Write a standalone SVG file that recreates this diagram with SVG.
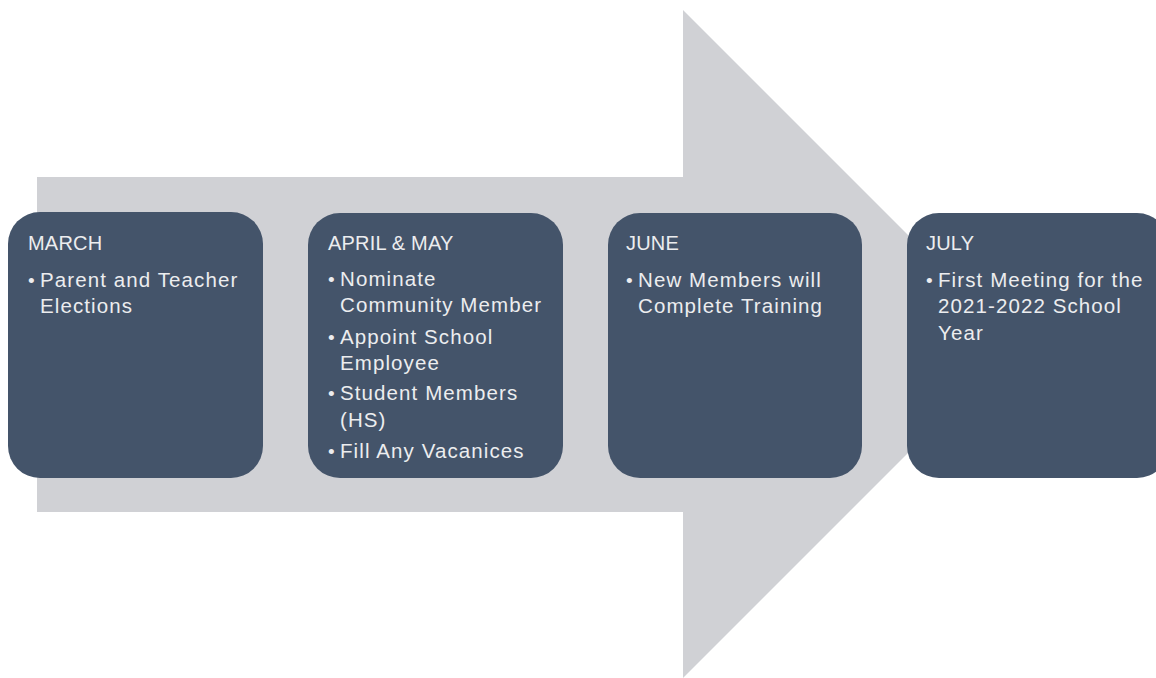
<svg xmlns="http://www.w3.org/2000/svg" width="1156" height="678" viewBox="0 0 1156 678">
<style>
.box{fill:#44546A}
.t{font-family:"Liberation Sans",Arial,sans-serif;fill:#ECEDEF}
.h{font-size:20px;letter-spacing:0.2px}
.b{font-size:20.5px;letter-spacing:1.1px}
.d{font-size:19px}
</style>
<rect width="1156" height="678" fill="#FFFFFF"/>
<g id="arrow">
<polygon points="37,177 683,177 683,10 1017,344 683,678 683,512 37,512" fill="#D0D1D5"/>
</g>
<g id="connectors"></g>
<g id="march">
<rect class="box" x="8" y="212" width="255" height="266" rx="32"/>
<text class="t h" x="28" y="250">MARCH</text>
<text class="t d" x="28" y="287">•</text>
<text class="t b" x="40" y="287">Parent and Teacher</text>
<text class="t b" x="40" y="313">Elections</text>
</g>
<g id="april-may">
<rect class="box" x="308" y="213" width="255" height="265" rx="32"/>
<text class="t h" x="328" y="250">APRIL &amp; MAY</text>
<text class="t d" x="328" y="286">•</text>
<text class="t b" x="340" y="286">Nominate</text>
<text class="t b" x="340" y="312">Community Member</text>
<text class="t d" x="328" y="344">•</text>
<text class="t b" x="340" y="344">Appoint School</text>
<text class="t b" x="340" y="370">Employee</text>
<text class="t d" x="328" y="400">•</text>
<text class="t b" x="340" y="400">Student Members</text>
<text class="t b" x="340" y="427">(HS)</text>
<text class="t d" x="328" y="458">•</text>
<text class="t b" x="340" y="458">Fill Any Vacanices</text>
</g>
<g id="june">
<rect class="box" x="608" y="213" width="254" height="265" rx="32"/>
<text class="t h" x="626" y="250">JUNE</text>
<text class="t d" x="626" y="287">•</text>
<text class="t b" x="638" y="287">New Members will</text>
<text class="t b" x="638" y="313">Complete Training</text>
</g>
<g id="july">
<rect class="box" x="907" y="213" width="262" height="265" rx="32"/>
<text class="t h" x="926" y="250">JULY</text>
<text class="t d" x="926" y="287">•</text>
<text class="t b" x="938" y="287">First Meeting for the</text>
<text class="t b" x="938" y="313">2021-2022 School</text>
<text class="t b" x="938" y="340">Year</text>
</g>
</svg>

→ Task objective:
Leave out the pictures and output the rest of the material exactly as written.

→ Task result:
Write a standalone SVG file that recreates this diagram with SVG.
<svg xmlns="http://www.w3.org/2000/svg" width="1156" height="678" viewBox="0 0 1156 678">
<style>
.box{fill:#44546A}
.t{font-family:"Liberation Sans",Arial,sans-serif;fill:#ECEDEF}
.h{font-size:20px;letter-spacing:0.2px}
.b{font-size:20.5px;letter-spacing:1.1px}
.d{font-size:19px}
</style>
<rect width="1156" height="678" fill="#FFFFFF"/>
<g id="arrow">
<polygon points="37,177 683,177 683,10 1017,344 683,678 683,512 37,512" fill="#D0D1D5"/>
</g>
<g id="connectors"></g>
<g id="march">
<rect class="box" x="8" y="212" width="255" height="266" rx="32"/>
<text class="t h" x="28" y="250">MARCH</text>
<text class="t d" x="28" y="287">•</text>
<text class="t b" x="40" y="287">Parent and Teacher</text>
<text class="t b" x="40" y="313">Elections</text>
</g>
<g id="april-may">
<rect class="box" x="308" y="213" width="255" height="265" rx="32"/>
<text class="t h" x="328" y="250">APRIL &amp; MAY</text>
<text class="t d" x="328" y="286">•</text>
<text class="t b" x="340" y="286">Nominate</text>
<text class="t b" x="340" y="312">Community Member</text>
<text class="t d" x="328" y="344">•</text>
<text class="t b" x="340" y="344">Appoint School</text>
<text class="t b" x="340" y="370">Employee</text>
<text class="t d" x="328" y="400">•</text>
<text class="t b" x="340" y="400">Student Members</text>
<text class="t b" x="340" y="427">(HS)</text>
<text class="t d" x="328" y="458">•</text>
<text class="t b" x="340" y="458">Fill Any Vacanices</text>
</g>
<g id="june">
<rect class="box" x="608" y="213" width="254" height="265" rx="32"/>
<text class="t h" x="626" y="250">JUNE</text>
<text class="t d" x="626" y="287">•</text>
<text class="t b" x="638" y="287">New Members will</text>
<text class="t b" x="638" y="313">Complete Training</text>
</g>
<g id="july">
<rect class="box" x="907" y="213" width="262" height="265" rx="32"/>
<text class="t h" x="926" y="250">JULY</text>
<text class="t d" x="926" y="287">•</text>
<text class="t b" x="938" y="287">First Meeting for the</text>
<text class="t b" x="938" y="313">2021-2022 School</text>
<text class="t b" x="938" y="340">Year</text>
</g>
</svg>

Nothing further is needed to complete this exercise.